How to Read and Summarize Existing Research Studies?
Date & Time
Date: Nov 14, Friday
Time: 2:00-3:00PM
Venue: IB 3106& Zoom
Zoom ID: 789 843 9496

Speaker

Prof. Tsz Nam Chan
Distinguished Professor at the Big Data Institute of Shenzhen University (SZU)
Abstract
Many junior research students struggle to conduct research. One of the main reasons is that they have the wrong mindsets for dealing with existing research studies. They may be frustrated by the sheer number of research papers in the literature and feel that their reading/understanding speed cannot keep up with the pace of publication. Worse still, some of these students may even think that they need to read every research paper from cover to cover in order to achieve “fully understanding”. In this talk, I will discuss the correct mindsets for reading and summarizing research papers (e.g., “how to avoid reading some irrelevant papers by using the inverted triangle filtering approach?” and “how to extract common concepts from a group of research papers?”).
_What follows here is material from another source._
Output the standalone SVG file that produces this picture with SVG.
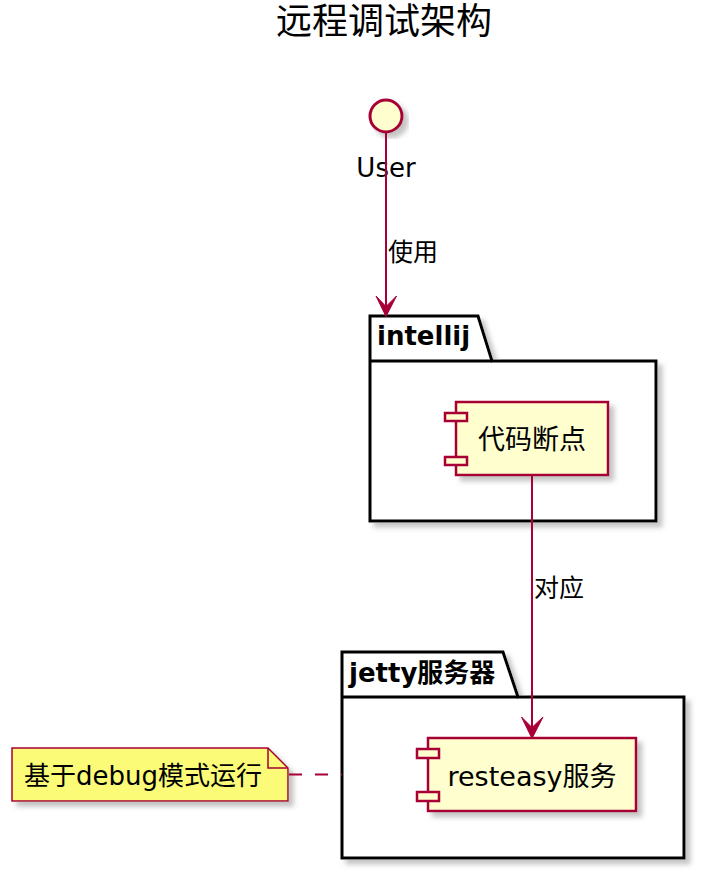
<svg xmlns="http://www.w3.org/2000/svg" width="726" height="880" viewBox="0 0 726 880">
<defs>
<filter id="sh" x="-10%" y="-10%" width="130%" height="130%">
<feGaussianBlur in="SourceAlpha" stdDeviation="2.5"/>
<feOffset dx="5" dy="5" result="b"/>
<feColorMatrix in="b" type="matrix" values="0 0 0 0 0.3  0 0 0 0 0.3  0 0 0 0 0.3  0 0 0 0.55 0"/>
<feMerge><feMergeNode/><feMergeNode in="SourceGraphic"/></feMerge>
</filter>
</defs>
<style>
text{font-family:"DejaVu Sans","Noto Sans CJK SC",sans-serif;fill:#000}
.pkg{fill:#fff;stroke:#000;stroke-width:3}
.comp{fill:#FEFECE;stroke:#A80036;stroke-width:2.5}
.edge{fill:none;stroke:#A80036;stroke-width:2}
.head{fill:#A80036;stroke:#A80036;stroke-width:1}
.lbl{font-size:25px}
.ptitle{font-size:26px;font-weight:bold}
.ctext{font-size:27px}
</style>
<rect width="726" height="880" fill="#fff"/>
<text x="384" y="34" text-anchor="middle" font-size="36">远程调试架构</text>

<g id="pkg-intellij">
<path class="pkg" filter="url(#sh)" d="M370,316 L478,316 L492,361 L656,361 L656,521 L370,521 Z"/>
<path class="pkg" d="M370,361 L492,361"/>
<text class="ptitle" x="377" y="345">intellij</text>
</g>

<g id="pkg-jetty">
<path class="pkg" filter="url(#sh)" d="M342,652 L503,652 L518,697 L684,697 L684,858 L342,858 Z"/>
<path class="pkg" d="M342,697 L518,697"/>
<text class="ptitle" x="349" y="682">jetty服务器</text>
</g>

<g id="user">
<circle cx="386" cy="116" r="16" fill="#FEFECE" stroke="#A80036" stroke-width="3" filter="url(#sh)"/>
<text x="386" y="177" text-anchor="middle" font-size="26">User</text>
</g>

<g id="comp-breakpoint">
<rect class="comp" filter="url(#sh)" x="456" y="402" width="152" height="73"/>
<rect class="comp" x="445" y="413" width="22" height="8"/>
<rect class="comp" x="445" y="457" width="22" height="8"/>
<text class="ctext" x="532" y="449" text-anchor="middle">代码断点</text>
</g>

<g id="comp-resteasy">
<rect class="comp" filter="url(#sh)" x="428" y="738" width="208" height="73"/>
<rect class="comp" x="417" y="749" width="22" height="9"/>
<rect class="comp" x="417" y="792" width="22" height="9"/>
<text class="ctext" x="532" y="786" text-anchor="middle">resteasy服务</text>
</g>

<g id="note">
<path d="M12,748 L268,748 L288,768 L288,801 L12,801 Z" fill="#FBFB77" stroke="#A80036" stroke-width="1.5" filter="url(#sh)"/>
<path d="M268,748 L268,768 L288,768" fill="none" stroke="#A80036" stroke-width="1.5"/>
<text x="24" y="785" font-size="26">基于debug模式运行</text>
</g>

<g id="connectors">
<path class="edge" d="M386,132 L386,312"/>
<polygon class="head" points="386,316.5 376,296 386,306.5 396.5,296"/>
<text class="lbl" x="388" y="261">使用</text>
<path class="edge" d="M532,475 L532,734"/>
<polygon class="head" points="532,738.5 521.5,717 532,727.5 543,717"/>
<text class="lbl" x="534" y="597">对应</text>
<path class="edge" d="M289,774.5 L342,774.5" stroke-dasharray="13,13"/>
</g>
</svg>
I strongly encourage those junior students to attend this talk, as mastering these correct mindsets is fundamental to building a successful research career.
BIO
Tsz Nam Chan (Edison) is currently a Distinguished Professor at the Big Data Institute of Shenzhen University (SZU). His research interests are mainly in large-scale geospatial analytics and large-scale data visualization. He published several research papers in prestigious conferences and journals in both database and data mining areas, including SIGMOD, VLDB, ICDE, SIGKDD, and TKDE. Prior to joining SZU, he was a Research Assistant Professor in the Hong Kong Baptist University from Sep 2020 to Aug 2023 and a postdoctoral researcher in The University of Hong Kong from Sep 2018 to Aug 2020. He received the PhD degree in computing and the BEng degree in electronic and information engineering from The Hong Kong Polytechnic University in 2019 and 2014, respectively. He is an IEEE senior member, an ACM member, and a recipient of the National Science Fund for Excellent Young Scholars in China (with age 32 at that time).